Most customers mistakenly think that a zero client should be, like thin clients, configured high in its internal hardware such as, CPU, flash, network chipset, to guarantee a high performance.
Unlike x86 thin clients that are typically required for standalone usage and have local system and software. Zero clients offer nothing locally but just enable users to connect to a remote desktop. In other words, the residing hardware of a zero client does not act on jobs of processing locally as in thin clients, but only to initialize a conversation with the network, begin network protocol processes, and display desktop output. Therefore, the configuration of a zero client itself does not contribute to its performance. Even a zero client with powerful configuration as a Pro PC can’t guarantee good performance.
Then what helps with good performance to a zero client?
There are a few aspects
✓ Well-configured host computer– including sufficient cores and frequency of CPU, IOPS, and storage of Disks, size and frequency of Memory. (Multi-threading technology of Intel also helps to increase CPU capability and i series with hardware acceleration performs better than Xeon series of the same level. Disks in RAID configuration increases redundancy and performance. Intensive graphics processing requires a sufficient frequency of memory. The video card on the host helps in video playback only.)
✓ Low latency, high-bandwidth network– recommend local-area network connections provided by standard 100 /1000 Mb/sec networks (i.e. Ethernet) between the host computers and the zero clients.
✓ High efficient remote display protocol– offers high-resolution sessions, multimedia stream remoting, dynamic object compression, USB redirection, drive mapping and more.

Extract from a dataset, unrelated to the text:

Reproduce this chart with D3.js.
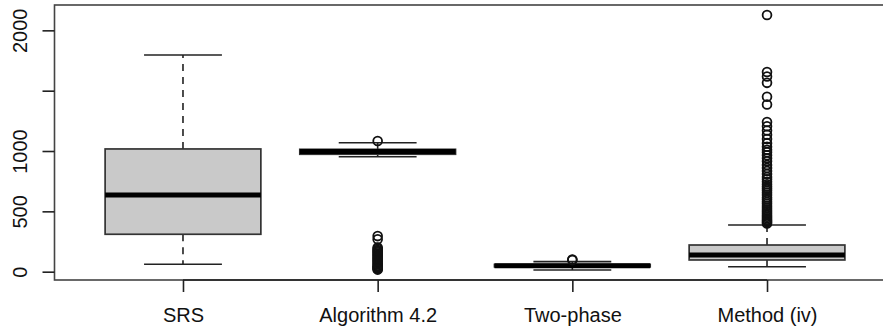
<!DOCTYPE html>
<html>
<head>
<meta charset="utf-8">
<script src="https://cdn.jsdelivr.net/npm/d3@7"></script>
<style>
  body { margin: 0; background: #fff; }
  svg text { font-family: "Liberation Sans", Arial, Helvetica, sans-serif; }
</style>
</head>
<body>
<svg id="chart" width="883" height="332"></svg>
<script>

/*========================================
	Data
========================================*/

var categories = ["SRS", "Algorithm 4.2", "Two-phase", "Method (iv)"];

var lowerWhisker = [61, 953, 14, 41];
var q1 = [310, 973, 40, 97];
var median = [635, 995, 50, 138];
var q3 = [1017, 1014, 60, 221];
var upperWhisker = [1796, 1069, 83, 387];

var outliersSRS = [];
var outliersAlg = [1083, 295, 268, 200, 190, 180, 170, 160, 150, 140, 130, 120, 110,
	100, 90, 80, 70, 60, 50, 42, 35, 28, 22, 17];
var outliersTwo = [100, 96];
var outliersMeth = [2127, 1655, 1618, 1565, 1450, 1385, 1240, 1205, 1170, 1135, 1100,
	1065, 1035, 1010, 990, 965, 940, 915, 885, 860, 835, 810, 785, 765, 745, 725, 705,
	690, 672, 655, 635, 615, 598, 580, 562, 545, 528, 512, 497, 482, 468, 455, 442,
	430, 420, 410, 400];
var outliers = [outliersSRS, outliersAlg, outliersTwo, outliersMeth];

var yTicks = [0, 500, 1000, 1500, 2000];
var yTickLabels = ["0", "500", "1000", "", "2000"];

/*========================================
	Scales
========================================*/

var svg = d3.select("#chart");

// R style: xlim 0.5..4.5 plus 4% either side, ylim data range plus 4%
var x = d3.scaleLinear().domain([0.34, 4.66]).range([54.5, 895.5]);
var y = d3.scaleLinear().domain([-69, 2210]).range([280, 5]);

var boxHalf = 0.4;
var stapleHalf = 0.2;

/*========================================
	Boxes
========================================*/

var plot = svg.append("g");

categories.forEach(function(name, i){
	var c = i + 1;

	// whiskers (dashed)
	plot.append("line")
		.attr("x1", x(c)).attr("x2", x(c))
		.attr("y1", y(q3[i])).attr("y2", y(upperWhisker[i]))
		.attr("stroke", "#222").attr("stroke-width", 1.6)
		.attr("stroke-dasharray", "7,6");
	plot.append("line")
		.attr("x1", x(c)).attr("x2", x(c))
		.attr("y1", y(q1[i])).attr("y2", y(lowerWhisker[i]))
		.attr("stroke", "#222").attr("stroke-width", 1.6)
		.attr("stroke-dasharray", "7,6");

	// staples
	[upperWhisker[i], lowerWhisker[i]].forEach(function(v){
		plot.append("line")
			.attr("x1", x(c - stapleHalf)).attr("x2", x(c + stapleHalf))
			.attr("y1", y(v)).attr("y2", y(v))
			.attr("stroke", "#222").attr("stroke-width", 1.6);
	});

	// box
	plot.append("rect")
		.attr("x", x(c - boxHalf))
		.attr("y", y(q3[i]))
		.attr("width", x(c + boxHalf) - x(c - boxHalf))
		.attr("height", y(q1[i]) - y(q3[i]))
		.attr("fill", "#c9c9c9")
		.attr("stroke", "#333").attr("stroke-width", 1.7);

	// median
	plot.append("line")
		.attr("x1", x(c - boxHalf)).attr("x2", x(c + boxHalf))
		.attr("y1", y(median[i])).attr("y2", y(median[i]))
		.attr("stroke", "#000").attr("stroke-width", 5);

	// outliers
	plot.selectAll(null)
		.data(outliers[i])
		.enter().append("circle")
		.attr("cx", x(c))
		.attr("cy", function(d){ return y(d); })
		.attr("r", 4.4)
		.attr("fill", "none")
		.attr("stroke", "#111").attr("stroke-width", 1.8);
});

/*========================================
	Frame + axes
========================================*/

svg.append("rect")
	.attr("x", x(0.34)).attr("y", y(2210))
	.attr("width", x(4.66) - x(0.34))
	.attr("height", y(-69) - y(2210))
	.attr("fill", "none")
	.attr("stroke", "#444").attr("stroke-width", 1.6);

var yAxis = svg.append("g")
	.attr("transform", "translate(" + x(0.34) + ",0)")
	.call(d3.axisLeft(y)
		.tickValues(yTicks)
		.tickFormat(function(d, i){ return yTickLabels[i]; })
		.tickSize(12)
		.tickSizeOuter(0));
yAxis.select(".domain").remove();
yAxis.selectAll(".tick line").attr("stroke", "#222").attr("stroke-width", 1.6);
yAxis.selectAll(".tick text")
	.attr("x", null).attr("dy", null)
	.attr("text-anchor", "middle")
	.attr("transform", "translate(-28,0) rotate(-90)")
	.attr("fill", "#111")
	.style("font-size", "20px");

var xAxis = svg.append("g")
	.attr("transform", "translate(0," + y(-69) + ")")
	.call(d3.axisBottom(x)
		.tickValues([1, 2, 3, 4])
		.tickFormat(function(d){ return categories[d - 1]; })
		.tickSize(12)
		.tickSizeOuter(0));
xAxis.select(".domain").remove();
xAxis.append("line")
	.attr("x1", x(1)).attr("x2", x(4))
	.attr("stroke", "#222").attr("stroke-width", 1.6);
xAxis.selectAll(".tick line").attr("stroke", "#222").attr("stroke-width", 1.6);
xAxis.selectAll(".tick text")
	.attr("y", 28).attr("dy", "0.71em")
	.attr("fill", "#111")
	.style("font-size", "20px");

</script>
</body>
</html>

Of the above 3 aspects, only the display protocol is determined by the zero clients. The display protocol determines two critical measures: experience and resource usage. The sticking point for many organizations will be various levels of multimedia support. Regardless of implementation status, any organization can have issues with multimedia support. This is true not only in large implementations that push bandwidth limits — even smaller installations may consume enough bandwidth to push the limits of the display protocol without a bottleneck on the wire. vCloudPoint zero clients utilized our innovative DDP (Dynamic Desktop Protocol) for remote desktop display. This protocol is purpose-built for zero clients and is designed to make efficient use of the network bandwidth and host resources, delivering a user experience that is equivalent to or even better than a business PC.